» Supplied data:
** Start **

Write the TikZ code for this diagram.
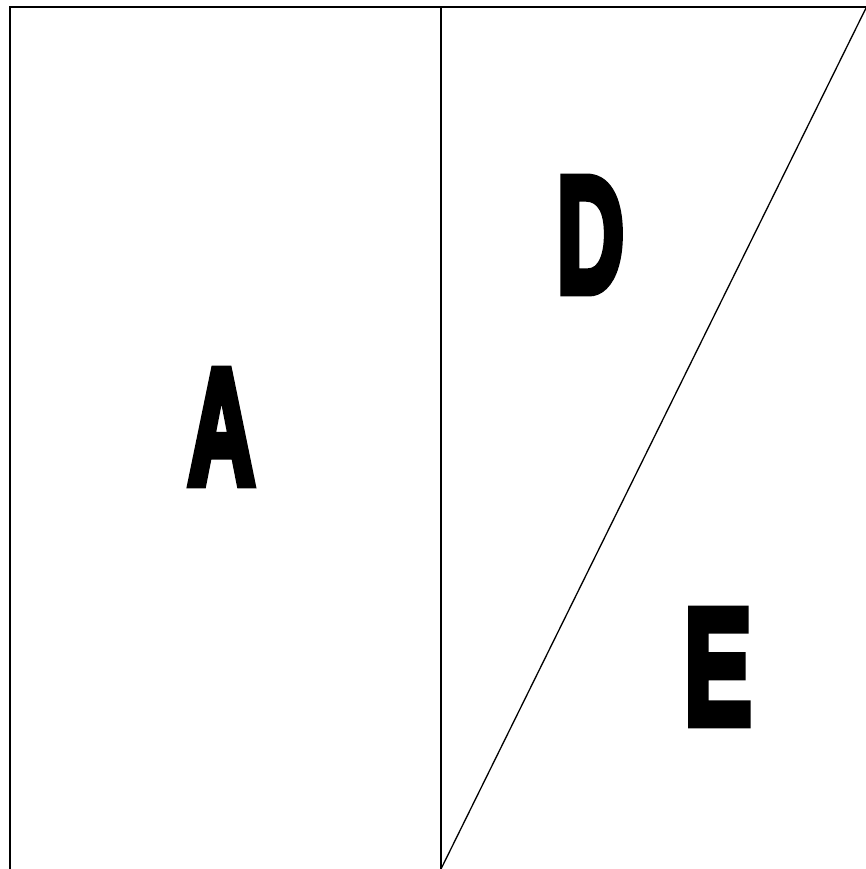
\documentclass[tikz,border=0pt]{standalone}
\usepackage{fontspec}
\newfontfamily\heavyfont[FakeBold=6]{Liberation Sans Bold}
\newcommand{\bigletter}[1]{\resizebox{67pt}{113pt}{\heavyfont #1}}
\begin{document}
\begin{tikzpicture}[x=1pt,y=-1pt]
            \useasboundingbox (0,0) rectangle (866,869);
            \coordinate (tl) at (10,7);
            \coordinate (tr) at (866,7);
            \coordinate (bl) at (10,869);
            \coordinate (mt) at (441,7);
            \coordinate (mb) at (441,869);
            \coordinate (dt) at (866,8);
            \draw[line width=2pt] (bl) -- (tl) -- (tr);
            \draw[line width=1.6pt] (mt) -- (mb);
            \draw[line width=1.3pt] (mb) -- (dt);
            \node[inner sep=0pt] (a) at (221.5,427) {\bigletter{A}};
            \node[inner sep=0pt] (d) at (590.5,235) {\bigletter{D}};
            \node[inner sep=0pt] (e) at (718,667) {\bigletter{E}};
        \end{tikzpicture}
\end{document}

** End **
** Start **

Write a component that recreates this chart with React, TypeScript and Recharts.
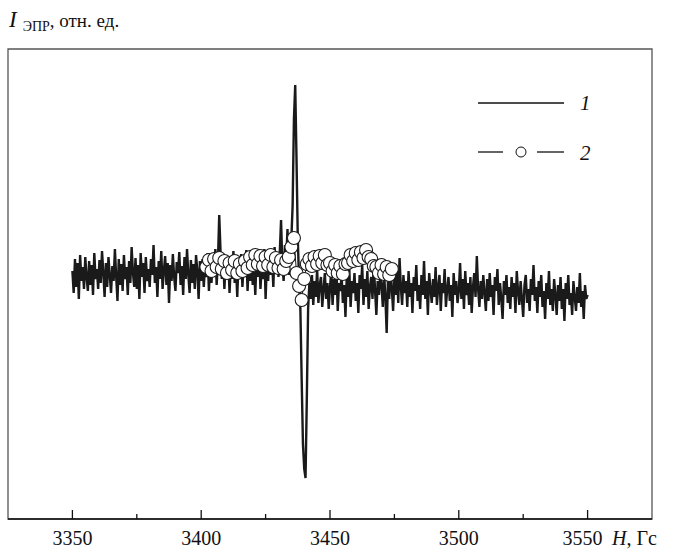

** End **

» Request: Find the word "this" in the entries, and copy every line it shows up in.

» Solution:
Write the TikZ code for this diagram.
Write a component that recreates this chart with React, TypeScript and Recharts.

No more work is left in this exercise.